begin
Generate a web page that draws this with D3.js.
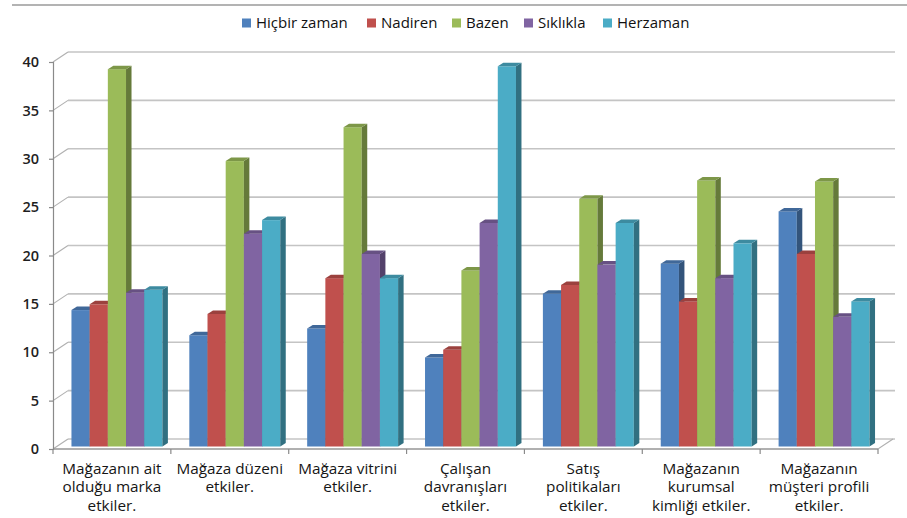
<!DOCTYPE html>
<html>
<head>
<meta charset="utf-8">
<script src="https://cdn.jsdelivr.net/npm/d3@7"></script>
<style>
  html, body { margin: 0; padding: 0; background: #fff; }
  svg { display: block; }
  text { font-family: "Open Sans", "DejaVu Sans", sans-serif; }
</style>
</head>
<body>
<svg id="chart" width="907" height="518"></svg>
<script>
// Survey categories (line breaks as shown under the axis)
const categories = [
  "Mağazanın ait\nolduğu marka\netkiler.",
  "Mağaza düzeni\netkiler.",
  "Mağaza vitrini\netkiler.",
  "Çalışan\ndavranışları\netkiler.",
  "Satış\npolitikaları\netkiler.",
  "Mağazanın\nkurumsal\nkimliği etkiler.",
  "Mağazanın\nmüşteri profili\netkiler."
];
const seriesNames = ["Hiçbir zaman", "Nadiren", "Bazen", "Sıklıkla", "Herzaman"];
const hicbirZaman = [14.1, 11.5, 12.2, 9.2, 15.8, 18.9, 24.3];
const nadiren     = [14.7, 13.7, 17.4, 10.0, 16.7, 15.0, 19.9];
const bazen       = [39.0, 29.5, 33.0, 18.2, 25.6, 27.5, 27.4];
const siklikla    = [15.9, 22.0, 19.9, 23.1, 18.8, 17.4, 13.4];
const herzaman    = [16.2, 23.4, 17.4, 39.3, 23.1, 21.0, 15.0];
const yTicks = [0, 5, 10, 15, 20, 25, 30, 35, 40];
const seriesColors = ["#4F81BD", "#C0504D", "#9BBB59", "#8064A2", "#4BACC6"];

const seriesValues = [hicbirZaman, nadiren, bazen, siklikla, herzaman];

const svg = d3.select("#chart");

// Oblique projection of the plot box: depth shifts right and up
const depthX = 15, depthY = 10;
const frontLeft = 53, frontRight = 878;

const x0 = d3.scaleBand().domain(categories).range([frontLeft, frontRight]).paddingInner(0).paddingOuter(0);
const x1 = d3.scaleBand().domain(seriesNames).range([0, x0.bandwidth()]).paddingInner(0).paddingOuter(0.74);
const y = d3.scaleLinear().domain([0, 40]).range([449, 62]);

// Bar front faces sit slightly behind the front plane
const barOffX = 5, barOffY = -2.5;
// Visible side/top depth of each column
const sideX = 5.5, sideY = -3.5;

// Top rule of the chart frame
svg.append("line")
  .attr("x1", 12).attr("x2", 907).attr("y1", 5).attr("y2", 5)
  .attr("stroke", "#9a9a9a").attr("stroke-width", 1.5);

// Back wall gridlines and the left wall connectors
const grid = svg.append("g");
yTicks.forEach(v => {
  grid.append("line")
    .attr("x1", frontLeft + depthX).attr("x2", frontRight + depthX + 2)
    .attr("y1", y(v) - depthY).attr("y2", y(v) - depthY)
    .attr("stroke", "#c4c4c4").attr("stroke-width", 1.6);
  grid.append("line")
    .attr("x1", frontLeft).attr("x2", frontLeft + depthX)
    .attr("y1", y(v)).attr("y2", y(v) - depthY)
    .attr("stroke", "#b0b0b0").attr("stroke-width", 1.2);
});

// Floor outline
svg.append("path")
  .attr("d", d3.line()([
    [frontLeft, y(0)], [frontRight, y(0)], [frontRight + depthX, y(0) - depthY]
  ]))
  .attr("fill", "none").attr("stroke", "#b0b0b0").attr("stroke-width", 1.2);

// Value axis
const yAxis = d3.axisLeft(y).tickValues(yTicks).tickSize(4).tickPadding(10);
const gy = svg.append("g").attr("transform", `translate(${frontLeft},0)`).call(yAxis);
gy.select(".domain").attr("stroke", "#8a8a8a").attr("stroke-width", 1.2);
gy.selectAll(".tick line").attr("stroke", "#8a8a8a").attr("stroke-width", 1.2);
gy.selectAll(".tick text")
  .attr("font-family", "'Open Sans', sans-serif")
  .attr("font-size", 14.5).attr("font-weight", 600).attr("fill", "#1e1e1e");

// Category axis: boundary ticks along the floor front edge
const bounds = categories.map(c => x0(c)).concat([frontRight]);
svg.append("g").selectAll("line").data(bounds).join("line")
  .attr("x1", d => d).attr("x2", d => d)
  .attr("y1", y(0)).attr("y2", y(0) + 5)
  .attr("stroke", "#8a8a8a").attr("stroke-width", 1.2);
svg.append("line")
  .attr("x1", frontLeft).attr("x2", frontRight).attr("y1", y(0)).attr("y2", y(0))
  .attr("stroke", "#8a8a8a").attr("stroke-width", 1.2);

// Category labels
const labels = svg.append("g").selectAll("text").data(categories).join("text")
  .attr("x", d => x0(d) + x0.bandwidth() / 2)
  .attr("y", 474)
  .attr("text-anchor", "middle")
  .attr("font-size", 15.3).attr("fill", "#151515");
labels.each(function (d) {
  const t = d3.select(this);
  d.split("\n").forEach((line, i) => {
    t.append("tspan").attr("x", x0(d) + x0.bandwidth() / 2).attr("dy", i === 0 ? 0 : 18.3).text(line);
  });
});

// 3D columns
const base = y(0) + barOffY;
const bars = svg.append("g");
categories.forEach((cat, ci) => {
  seriesNames.forEach((s, si) => {
    const v = seriesValues[si][ci];
    const c = d3.color(seriesColors[si]);
    const bx = x0(cat) + x1(s) + barOffX;
    const w = x1.bandwidth();
    const top = y(v) + barOffY;
    const g = bars.append("g");
    // front face
    g.append("rect").attr("x", bx).attr("y", top).attr("width", w).attr("height", base - top)
      .attr("fill", c.formatHex());
    // right side face
    g.append("path").attr("d", d3.line()([
      [bx + w, top], [bx + w + sideX, top + sideY], [bx + w + sideX, base + sideY], [bx + w, base]
    ]) + "Z").attr("fill", c.darker(1.2).formatHex());
    // top face
    g.append("path").attr("d", d3.line()([
      [bx, top], [bx + sideX, top + sideY], [bx + w + sideX, top + sideY], [bx + w, top]
    ]) + "Z").attr("fill", c.darker(0.6).formatHex());
  });
});

// Legend
const legendX = [242, 367, 452, 524, 603];
const legend = svg.append("g").selectAll("g").data(seriesNames).join("g")
  .attr("transform", (d, i) => `translate(${legendX[i]},23)`);
legend.append("rect").attr("x", 0).attr("y", -4.5).attr("width", 9).attr("height", 9)
  .attr("fill", (d, i) => seriesColors[i]);
legend.append("text").attr("x", 14).attr("y", 5.3)
  .attr("font-size", 15).attr("fill", "#111").text(d => d);
</script>
</body>
</html>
end
Leave out the pictures and output the rest of the material exactly as written.

Generate a web page that draws this with D3.js.
<!DOCTYPE html>
<html>
<head>
<meta charset="utf-8">
<script src="https://cdn.jsdelivr.net/npm/d3@7"></script>
<style>
  html, body { margin: 0; padding: 0; background: #fff; }
  svg { display: block; }
  text { font-family: "Open Sans", "DejaVu Sans", sans-serif; }
</style>
</head>
<body>
<svg id="chart" width="907" height="518"></svg>
<script>
// Survey categories (line breaks as shown under the axis)
const categories = [
  "Mağazanın ait\nolduğu marka\netkiler.",
  "Mağaza düzeni\netkiler.",
  "Mağaza vitrini\netkiler.",
  "Çalışan\ndavranışları\netkiler.",
  "Satış\npolitikaları\netkiler.",
  "Mağazanın\nkurumsal\nkimliği etkiler.",
  "Mağazanın\nmüşteri profili\netkiler."
];
const seriesNames = ["Hiçbir zaman", "Nadiren", "Bazen", "Sıklıkla", "Herzaman"];
const hicbirZaman = [14.1, 11.5, 12.2, 9.2, 15.8, 18.9, 24.3];
const nadiren     = [14.7, 13.7, 17.4, 10.0, 16.7, 15.0, 19.9];
const bazen       = [39.0, 29.5, 33.0, 18.2, 25.6, 27.5, 27.4];
const siklikla    = [15.9, 22.0, 19.9, 23.1, 18.8, 17.4, 13.4];
const herzaman    = [16.2, 23.4, 17.4, 39.3, 23.1, 21.0, 15.0];
const yTicks = [0, 5, 10, 15, 20, 25, 30, 35, 40];
const seriesColors = ["#4F81BD", "#C0504D", "#9BBB59", "#8064A2", "#4BACC6"];

const seriesValues = [hicbirZaman, nadiren, bazen, siklikla, herzaman];

const svg = d3.select("#chart");

// Oblique projection of the plot box: depth shifts right and up
const depthX = 15, depthY = 10;
const frontLeft = 53, frontRight = 878;

const x0 = d3.scaleBand().domain(categories).range([frontLeft, frontRight]).paddingInner(0).paddingOuter(0);
const x1 = d3.scaleBand().domain(seriesNames).range([0, x0.bandwidth()]).paddingInner(0).paddingOuter(0.74);
const y = d3.scaleLinear().domain([0, 40]).range([449, 62]);

// Bar front faces sit slightly behind the front plane
const barOffX = 5, barOffY = -2.5;
// Visible side/top depth of each column
const sideX = 5.5, sideY = -3.5;

// Top rule of the chart frame
svg.append("line")
  .attr("x1", 12).attr("x2", 907).attr("y1", 5).attr("y2", 5)
  .attr("stroke", "#9a9a9a").attr("stroke-width", 1.5);

// Back wall gridlines and the left wall connectors
const grid = svg.append("g");
yTicks.forEach(v => {
  grid.append("line")
    .attr("x1", frontLeft + depthX).attr("x2", frontRight + depthX + 2)
    .attr("y1", y(v) - depthY).attr("y2", y(v) - depthY)
    .attr("stroke", "#c4c4c4").attr("stroke-width", 1.6);
  grid.append("line")
    .attr("x1", frontLeft).attr("x2", frontLeft + depthX)
    .attr("y1", y(v)).attr("y2", y(v) - depthY)
    .attr("stroke", "#b0b0b0").attr("stroke-width", 1.2);
});

// Floor outline
svg.append("path")
  .attr("d", d3.line()([
    [frontLeft, y(0)], [frontRight, y(0)], [frontRight + depthX, y(0) - depthY]
  ]))
  .attr("fill", "none").attr("stroke", "#b0b0b0").attr("stroke-width", 1.2);

// Value axis
const yAxis = d3.axisLeft(y).tickValues(yTicks).tickSize(4).tickPadding(10);
const gy = svg.append("g").attr("transform", `translate(${frontLeft},0)`).call(yAxis);
gy.select(".domain").attr("stroke", "#8a8a8a").attr("stroke-width", 1.2);
gy.selectAll(".tick line").attr("stroke", "#8a8a8a").attr("stroke-width", 1.2);
gy.selectAll(".tick text")
  .attr("font-family", "'Open Sans', sans-serif")
  .attr("font-size", 14.5).attr("font-weight", 600).attr("fill", "#1e1e1e");

// Category axis: boundary ticks along the floor front edge
const bounds = categories.map(c => x0(c)).concat([frontRight]);
svg.append("g").selectAll("line").data(bounds).join("line")
  .attr("x1", d => d).attr("x2", d => d)
  .attr("y1", y(0)).attr("y2", y(0) + 5)
  .attr("stroke", "#8a8a8a").attr("stroke-width", 1.2);
svg.append("line")
  .attr("x1", frontLeft).attr("x2", frontRight).attr("y1", y(0)).attr("y2", y(0))
  .attr("stroke", "#8a8a8a").attr("stroke-width", 1.2);

// Category labels
const labels = svg.append("g").selectAll("text").data(categories).join("text")
  .attr("x", d => x0(d) + x0.bandwidth() / 2)
  .attr("y", 474)
  .attr("text-anchor", "middle")
  .attr("font-size", 15.3).attr("fill", "#151515");
labels.each(function (d) {
  const t = d3.select(this);
  d.split("\n").forEach((line, i) => {
    t.append("tspan").attr("x", x0(d) + x0.bandwidth() / 2).attr("dy", i === 0 ? 0 : 18.3).text(line);
  });
});

// 3D columns
const base = y(0) + barOffY;
const bars = svg.append("g");
categories.forEach((cat, ci) => {
  seriesNames.forEach((s, si) => {
    const v = seriesValues[si][ci];
    const c = d3.color(seriesColors[si]);
    const bx = x0(cat) + x1(s) + barOffX;
    const w = x1.bandwidth();
    const top = y(v) + barOffY;
    const g = bars.append("g");
    // front face
    g.append("rect").attr("x", bx).attr("y", top).attr("width", w).attr("height", base - top)
      .attr("fill", c.formatHex());
    // right side face
    g.append("path").attr("d", d3.line()([
      [bx + w, top], [bx + w + sideX, top + sideY], [bx + w + sideX, base + sideY], [bx + w, base]
    ]) + "Z").attr("fill", c.darker(1.2).formatHex());
    // top face
    g.append("path").attr("d", d3.line()([
      [bx, top], [bx + sideX, top + sideY], [bx + w + sideX, top + sideY], [bx + w, top]
    ]) + "Z").attr("fill", c.darker(0.6).formatHex());
  });
});

// Legend
const legendX = [242, 367, 452, 524, 603];
const legend = svg.append("g").selectAll("g").data(seriesNames).join("g")
  .attr("transform", (d, i) => `translate(${legendX[i]},23)`);
legend.append("rect").attr("x", 0).attr("y", -4.5).attr("width", 9).attr("height", 9)
  .attr("fill", (d, i) => seriesColors[i]);
legend.append("text").attr("x", 14).attr("y", 5.3)
  .attr("font-size", 15).attr("fill", "#111").text(d => d);
</script>
</body>
</html>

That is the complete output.